On Sun, Feb 25, 2024 at 05:01:19AM +0000, Matthew Wilcox wrote: > On Sat, Feb 24, 2024 at 10:18:31PM -0500, Kent Overstreet wrote: > > On Sat, Feb 24, 2024 at 10:10:27PM +0000, David Laight wrote: > > > I remember playing around with the elf symbol table for a browser > > > and all its shared libraries. > > > While the hash function is pretty trivial, it really didn't matter > > > whether you divided 2^n, 2^n-1 or 'the prime below 2^n' some hash > > > chains were always long. > > > > that's a pretty bad hash, even golden ratio hash would be better, but > > still bad; you really should be using at least jhash. > > There's a "fun" effect; essentially the "biased observer" effect which > leads students to erroneously conclude that the majority of classes are > oversubscribed. As somebody observed in this thread, for some usecases > you only look up hashes which actually exist. > > Task a trivial example where you have four entries unevenly distributed > between two buckets, three in one bucket and one in the other. Now 3/4 > of your lookups hit in one bucket and 1/4 in the other bucket. > Obviously it's not as pronounced if you have 1000 buckets with 1000 > entries randomly distributed between the buckets. But that distribution > is not nearly as even as you might expect: > > $ ./distrib > 0: 362 > 1: 371 > 2: 193 > 3: 57 > 4: 13 > 5: 4 > > That's using lrand48() to decide which bucket to use, so not even a > "quality of hash" problem, just a "your mathematical intuition may not > be right here". well, golden ratio hash - hash_32(i, 32) 0: 368 1: 264 2: 368 3: 0 but your distribution actually is accurate in general, golden ratio hash is relly nice for sequential integers. the actual problem with your test is that you're testing 100% occupancy - no one does that. 75% occupancy, siphash: 0: 933 1: 60 2: 6 3: 1 4: 0 that looks about right to me.

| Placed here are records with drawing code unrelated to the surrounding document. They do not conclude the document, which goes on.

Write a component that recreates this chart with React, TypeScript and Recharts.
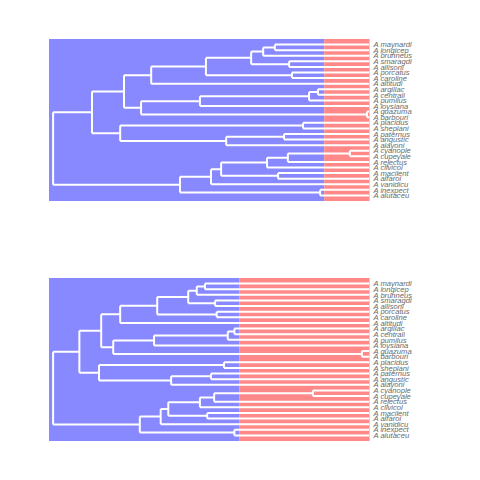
import { ComposedChart, Line, XAxis, YAxis, ReferenceArea } from "recharts";

// tip labels, top to bottom
const tipLabels = [
  "A maynardi", "A longicep", "A brunneus", "A smaragdi", "A allisoni",
  "A porcatus", "A caroline", "A altitudi", "A argillac", "A centrali",
  "A pumilus", "A loysiana", "A guazuma", "A barbouri", "A placidus",
  "A sheplani", "A paternus", "A angustic", "A alayoni", "A cyanople",
  "A cupeyale", "A rejectus", "A clivicol", "A macilent", "A alfaroi",
  "A vanidicu", "A inexpect", "A alutaceu",
];

// internal nodes: numbers are tip indexes, strings are other nodes
const nodeNames = ["A", "B", "C", "D", "E", "F", "G", "H", "I", "J", "K", "L", "M", "N",
  "O", "P", "Q", "R", "S", "T", "U", "V", "W", "X", "Y", "Z", "root"];
const nodeChildren: (number | string)[][] = [
  [0, 1], ["A", 2], [3, 4], ["B", "C"], [5, 6], ["D", "E"], ["F", 7],
  [8, 9], ["H", 10], ["I", 11], [12, 13], ["J", "K"], ["G", "L"],
  [14, 15], [16, 17], ["O", 18], ["N", "P"], ["M", "Q"],
  [19, 20], ["S", 21], ["T", 22], [23, 24], ["U", "V"], ["W", 25], [26, 27],
  ["X", "Y"], ["R", "Z"],
];

// node ages (root = 100, tips = 0)
const topAges = [29.9, 33.6, 25.4, 37.4, 24.5, 51.7, 69.0, 16.3, 19.1, 53.6, 0.8, 72.2, 77.6,
  21.0, 27.0, 45.3, 78.8, 87.7, 6.2, 25.8, 32.4, 28.9, 46.9, 50.1, 15.6, 59.9, 100];
const bottomAges = [52.0, 54.6, 48.8, 57.3, 48.3, 67.1, 78.8, 42.7, 44.8, 68.1, 2.4, 81.0, 84.8,
  46.0, 50.1, 62.7, 85.5, 91.7, 17.9, 49.1, 53.6, 51.3, 63.6, 66.0, 42.7, 72.6, 100];

const topShift = 14.3;
const bottomShift = 41.2;
const maxAge = 101.3;

const BLUE = "#8888ff";
const RED = "#ff8888";

function treeSegments(ages: number[]) {
  const ageOf = (c: number | string) => (typeof c === "number" ? 0 : ages[nodeNames.indexOf(c)]);
  const yCache: Record<string, number> = {};
  const yOf = (c: number | string): number => {
    if (typeof c === "number") return c;
    if (yCache[c] !== undefined) return yCache[c];
    const kids = nodeChildren[nodeNames.indexOf(c)];
    const v = (yOf(kids[0]) + yOf(kids[1])) / 2;
    yCache[c] = v;
    return v;
  };
  const pts: { x: number; y: number | null }[] = [];
  nodeNames.forEach((name, i) => {
    const a = ages[i];
    const kids = nodeChildren[i];
    const y1 = yOf(kids[0]);
    const y2 = yOf(kids[1]);
    pts.push({ x: a, y: y1 }, { x: a, y: y2 }, { x: a, y: null });
    kids.forEach((k) => {
      const yk = yOf(k);
      pts.push({ x: a, y: yk }, { x: ageOf(k), y: yk }, { x: ageOf(k), y: null });
    });
  });
  return pts;
}

function TreePanel({ ages, shift, top, marginTop }: { ages: number[]; shift: number; top: number; marginTop: number }) {
  const data = treeSegments(ages);
  return (
    <div style={{ position: "absolute", left: 0, top }}>
      <ComposedChart width={480} height={240} data={data} margin={{ top: marginTop, right: 0, bottom: 39, left: 49 }}>
        <XAxis dataKey="x" type="number" domain={[0, maxAge]} reversed hide allowDataOverflow />
        <YAxis
          type="number"
          orientation="right"
          domain={[-1, 28]}
          reversed
          ticks={tipLabels.map((_, i) => i)}
          interval={0}
          tickFormatter={(v: number) => tipLabels[v]}
          tick={{ fill: "#6a6a6a", fontSize: 7.6, fontStyle: "italic", fontFamily: "Liberation Sans, Arial, sans-serif", textAnchor: "start" }}
          tickLine={false}
          axisLine={false}
          tickSize={0}
          tickMargin={4}
          width={110.5}
          allowDataOverflow
        />
        <ReferenceArea x1={maxAge} x2={shift} y1={-1} y2={28} fill={BLUE} fillOpacity={1} stroke="none" />
        <ReferenceArea x1={shift} x2={0} y1={-1} y2={28} fill={RED} fillOpacity={1} stroke="none" />
        <Line
          dataKey="y"
          type="linear"
          stroke="#fff"
          strokeWidth={2}
          dot={false}
          activeDot={false}
          connectNulls={false}
          isAnimationActive={false}
        />
      </ComposedChart>
    </div>
  );
}

export default function App() {
  return (
    <div style={{ position: "absolute", left: 0, top: 0, width: 480, height: 480, background: "#fff" }}>
      <TreePanel ages={topAges} shift={topShift} top={0} marginTop={39} />
      <TreePanel ages={bottomAges} shift={bottomShift} top={240} marginTop={38} />
    </div>
  );
}
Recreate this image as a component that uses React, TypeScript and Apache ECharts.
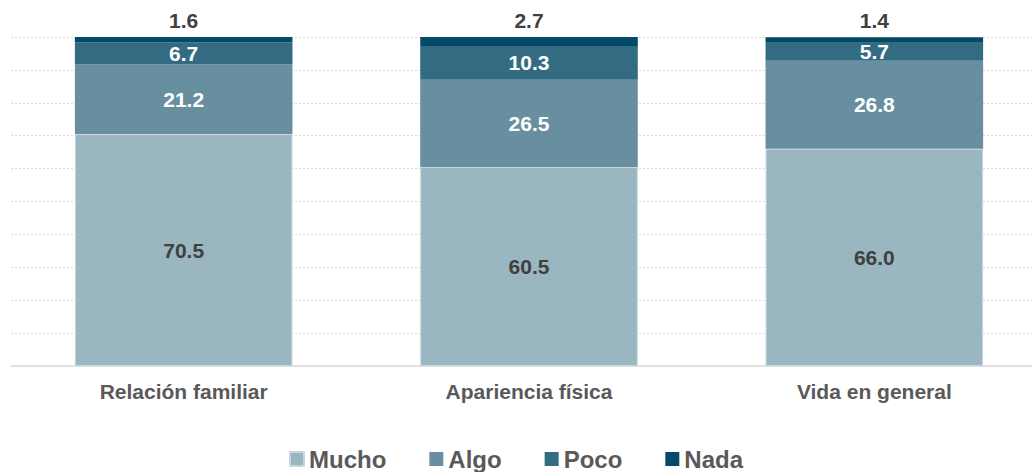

On Sun, Feb 25, 2024 at 01:53:35PM +0800, Herbert Xu wrote: > On Sun, Feb 25, 2024 at 12:51:06AM -0500, Kent Overstreet wrote: > > > > but your distribution actually is accurate in general, golden ratio hash > > is relly nice for sequential integers. the actual problem with your test > > is that you're testing 100% occupancy - no one does that. > > > > 75% occupancy, siphash: > > 0: 933 > > 1: 60 > > 2: 6 > > 3: 1 > > 4: 0 > > > > that looks about right to me. > > The point is that the worst-case length grows with the size of > the table so it won't always be 3. You need to take into account > the largest table size that you will support. ok, but - one million entries, siphash, 75% fill factor 0: 472053 1: 354786 2: 132663 3: 33267 4: 6218 5: 884 6: 110 7: 17 8: 2 9: 0 100 million: 0: 51342703 1: 34224025 2: 11413241 3: 2534946 4: 421816 5: 56271 6: 6346 7: 593 8: 56 9: 3 10: 0 it's a log curve - chain length of 16 means you picked a bad hash function.
On Sun, Feb 25, 2024 at 02:47:45PM +0000, David Laight wrote: > From: Kent Overstreet > > Sent: 25 February 2024 03:19 > .. > > when I implemented cuckoo (which is more obviously sensitive to a weak > > hash function), I had to go with siphash, even jhash wasn't giving me > > great reslts. and looking at the code it's not hard to see why, it's all > > adds, and the rotates are byte aligned... you want mixed adds and xors > > and the rotates to be more prime-ish. > > > > right idea, just old... > > > > what would be ideal is something more like siphash, but with fewer > > rounds, so same number of instructions as jhash. xxhash might fit the > > bill, I haven't looked at the code yet... > > There is likely to be a point where scanning a list of values > for the right hash value is faster than executing a hash function > that is good enough to separate them to separate buckets. Executing a bunch of alu ops that parallelize nicely is _fast_ (it's all xors/adds/rotates, chacha20 is a good example of how the modern stuff works). Also, for 2-way cuckoo there's an xor trick so you don't need to compute a second hash. But the key thing about cuckoo is that the loads on lookup _aren't dependent_ - they can run in parallel. Every cache miss that goes all the way to DRAM is stupidly expensive, remember - hundreds of instructions, had you been able to keep the pipeline fed. > You don't want to scan a linked list because they have horrid > cache footprints. > The locking is equally horrid - especially for remove. > Arrays of pointers ar ethe way forward :-) Well, maybe; I'm waiting to see fill factor numbers and benchmarks. Fill factor was my concern when I was playing around with the concept; I used it in a place where the hash table didn't need to be that big, and the point was to avoid having to separately allocate the entries (and it avoids the hassle of tombstone entries with linear/quadratic probing). The fact that it requires a second dependent load, because buckets are separately allocated, also looks like a big negative to me. I still think a good lockless cuckoo hashing implementation ought to beat it.